USD: Correction Risks Unless Tariffs Are Imposed
On a typical day, a higher-than-expected US inflation report would strengthen the dollar and pressure risk assets. However, yesterday’s FX market reaction was short-lived. News of a 90-minute Trump-Putin call discussing an end to the Ukraine conflict shifted market sentiment, overriding concerns about US isolationism and European security. US Defense Secretary Pete Hesgeth clarified that American troops wouldn’t be involved in any Ukraine peacekeeping force, and NATO’s Article 5 wouldn’t apply.
Instead, markets focused on improved regional confidence and easing global energy disruptions. This led to a drop in crude oil and European natural gas prices—positive for global growth but mildly negative for the dollar. Meanwhile, optimism is brewing in Chinese markets, where tech stocks are rebounding, and expectations are rising for policy support in early March. Consequently, USD/CNY slipped below 7.30.

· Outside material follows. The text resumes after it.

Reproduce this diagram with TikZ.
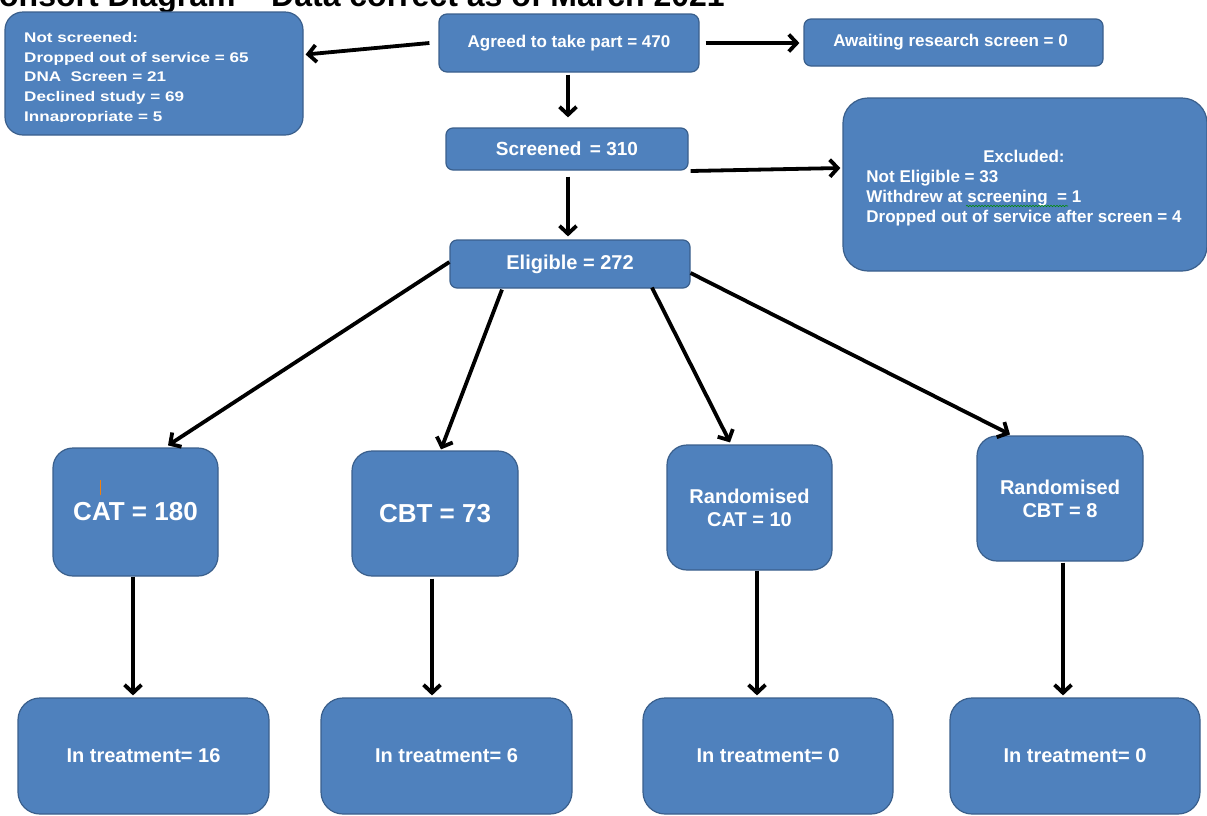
\documentclass[tikz,border=0pt]{standalone}
\usepackage{fontspec}
\setmainfont{Liberation Sans}
\newfontfamily\widefont[FakeStretch=1.22]{Liberation Sans}
\usetikzlibrary{arrows.meta,decorations.pathmorphing}
\definecolor{boxblue}{HTML}{4F81BD}
\definecolor{boxedge}{HTML}{3A5F8C}
\tikzset{
  box/.style={fill=boxblue, draw=boxedge, line width=1.2pt, text=white, font=\bfseries, align=center, inner sep=0pt},
  arr/.style={line width=3.8pt, -{Straight Barb[length=8pt,width=17pt]}},
}
\newcommand{\fs}[1]{\fontsize{#1}{#1}\selectfont}
\begin{document}
\begin{tikzpicture}[x=1pt,y=-1pt]
\useasboundingbox (0,0) rectangle (1207,815);
% title (cut by the page top)
\node[anchor=base east, inner sep=0pt, font=\bfseries\fs{32}] (title) at (725,6) {Consort Diagram -- Data correct as of March 2021};

% boxes
\node[box, minimum width=298pt, minimum height=123pt, rounded corners=18pt] (notscr) at (154,73.5) {};
\begin{scope}
\clip (5,12) rectangle (303,121.5);
\node[anchor=north west, inner sep=0pt, text=white, align=left, font=\widefont\bfseries\fontsize{14}{19.8}\selectfont] (nstext) at (24,32)
 {Not screened:\\Dropped out of service = 65\\DNA\ \ Screen = 21\\Declined study = 69\\Innapropriate = 5};
\end{scope}
\node[box, minimum width=260pt, minimum height=58pt, rounded corners=8pt, font=\bfseries\fs{17}] (agreed) at (569,43) {Agreed to take part = 470};
\node[box, minimum width=299pt, minimum height=47pt, rounded corners=7pt, font=\bfseries\fs{17}] (await) at (953.5,42.5) {\hspace*{-6pt}Awaiting research screen = 0};
\node[box, minimum width=242pt, minimum height=42pt, rounded corners=7pt, font=\bfseries\fs{19}] (screened) at (567,149) {Screened\ \,= 310};
\node[box, minimum width=364pt, minimum height=173pt, rounded corners=25pt] (excl) at (1025,184.5) {};
\node[inner sep=0pt, text=white, font=\bfseries\fontsize{17}{20}\selectfont] (excltext) at (1024,188)
 {\begin{tabular}{@{}l@{}}\multicolumn{1}{@{}c@{}}{Excluded:}\\Not Eligible = 33\\Withdrew at screening\ \ = 1\\Dropped out of service after screen = 4\end{tabular}};
\draw[green!55!black, line width=0.6pt, decorate, decoration={snake, amplitude=0.7pt, segment length=3pt}] (966,206) -- (1068,206);
\node[box, minimum width=240pt, minimum height=48pt, rounded corners=7pt, font=\bfseries\fs{20}] (elig) at (570,264) {Eligible = 272};

\node[box, minimum width=165pt, minimum height=128pt, rounded corners=20pt, font=\bfseries\fs{26}] (cat) at (135.5,512) {\raisebox{-3pt}{CAT = 180}};
\draw[orange!80!brown, line width=1pt] (100,480) -- (100,495);
\node[box, minimum width=166pt, minimum height=125pt, rounded corners=20pt, font=\bfseries\fs{26}] (cbt) at (435,513.5) {CBT = 73};
\node[box, minimum width=165pt, minimum height=125pt, rounded corners=20pt, font=\bfseries\fontsize{20}{23}\selectfont] (rcat) at (749.5,507.5) {Randomised\\CAT = 10};
\node[box, minimum width=166pt, minimum height=125pt, rounded corners=20pt, font=\bfseries\fontsize{20}{23}\selectfont] (rcbt) at (1060,498.5) {Randomised\\CBT = 8};

\node[box, minimum width=251pt, minimum height=116pt, rounded corners=22pt, font=\bfseries\fs{20}] (it1) at (143.5,756) {In treatment= 16};
\node[box, minimum width=251pt, minimum height=116pt, rounded corners=22pt, font=\bfseries\fs{20}] (it2) at (446.5,756) {In treatment= 6};
\node[box, minimum width=250pt, minimum height=116pt, rounded corners=22pt, font=\bfseries\fs{20}] (it3) at (768,756) {In treatment= 0};
\node[box, minimum width=250pt, minimum height=116pt, rounded corners=22pt, font=\bfseries\fs{20}] (it4) at (1075,756) {In treatment= 0};

% connectors
\draw[arr] ([shift={(-9,0)}]agreed.west) -- ([shift={(2,-19)}]notscr.east);
\draw[arr] ([shift={(6,0)}]agreed.east) -- ([shift={(-4,0.5)}]await.west);
\draw[arr] ([shift={(-1,2)}]agreed.south) -- ([shift={(1,-10)}]screened.north);
\draw[arr] ([shift={(2,22)}]screened.east) -- ([shift={(-2,-16.5)}]excl.west);
\draw[arr] ([shift={(1,6)}]screened.south) -- ([shift={(-2,-3)}]elig.north);
\draw[arr] ([shift={(0,-2)}]elig.west) -- ([shift={(32.5,-2)}]cat.north);
\draw[arr] ([shift={(-68,1)}]elig.south) -- ([shift={(6,-1)}]cbt.north);
\draw[arr] ([shift={(82,-1)}]elig.south) -- ([shift={(-19.5,-2)}]rcat.north);
\draw[arr] ([shift={(0,9)}]elig.east) -- ([shift={(-50,-1)}]rcbt.north);
\draw[arr] ([shift={(-2.5,0)}]cat.south) -- ([shift={(-10.5,-2)}]it1.north);
\draw[arr] ([shift={(-3,2)}]cbt.south) -- ([shift={(-14.5,-2)}]it2.north);
\draw[arr] ([shift={(7.5,0)}]rcat.south) -- ([shift={(-11,-2)}]it3.north);
\draw[arr] ([shift={(3,1)}]rcbt.south) -- ([shift={(-12,-2)}]it4.north);
\end{tikzpicture}
\end{document}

While these factors support global growth, the lingering risk of tariffs tempers optimism. Trump is set to sign new executive orders today, with markets watching whether they target India, Brazil, and Korea and if they include backdated clauses for negotiation. Separately, traders will monitor US initial jobless claims and PPI data, as any upside surprise could support the dollar. For now, DXY seems poised to move toward 107.00/30, with downside risk to 106.35.
EUR: A Glimmer of Hope Amid Tariff Fears
Despite rising US short-term rates, EUR/USD gained momentum following the Trump-Putin headlines. The euro was already rallying on reports that European officials are negotiating with the US to avoid tariffs. A peace breakthrough in Ukraine could lower energy costs and spur investment, potentially leading to a “new Marshall Plan.”
However, the threat of tariffs looms large, dampening confidence. While speculators are reducing euro short positions, wide US rate spreads continue to favor the dollar. As a result, EUR/USD’s rebound is expected to be slow, with resistance around 1.0500/0530 and an outside risk of 1.0575. Meanwhile, EUR/CHF could extend its gains, which would be welcomed by the Swiss National Bank as it faces pressure from local exporters and expects Swiss inflation to drop to 0.2% YoY in Q2.
GBP: GDP Numbers Mask Underlying Weakness
UK GDP figures appeared better than expected, but economist James Smith warns the data is misleading. The fourth-quarter outperformance was driven by a volatile inventory surge rather than strong fundamentals. Consumption remained flat, business investment declined despite earlier gains, and net trade was weak.
This lackluster economic picture increases pressure on the Treasury to find savings, especially as the OBR is likely to revise down its optimistic 2% growth forecast for 2025. While EUR/GBP dipped 20 pips on the data, a reassessment could see sterling surrendering gains. Heading into Q2, the outlook for GBP remains weak, with EUR/GBP expected to find support around 0.8300/8350.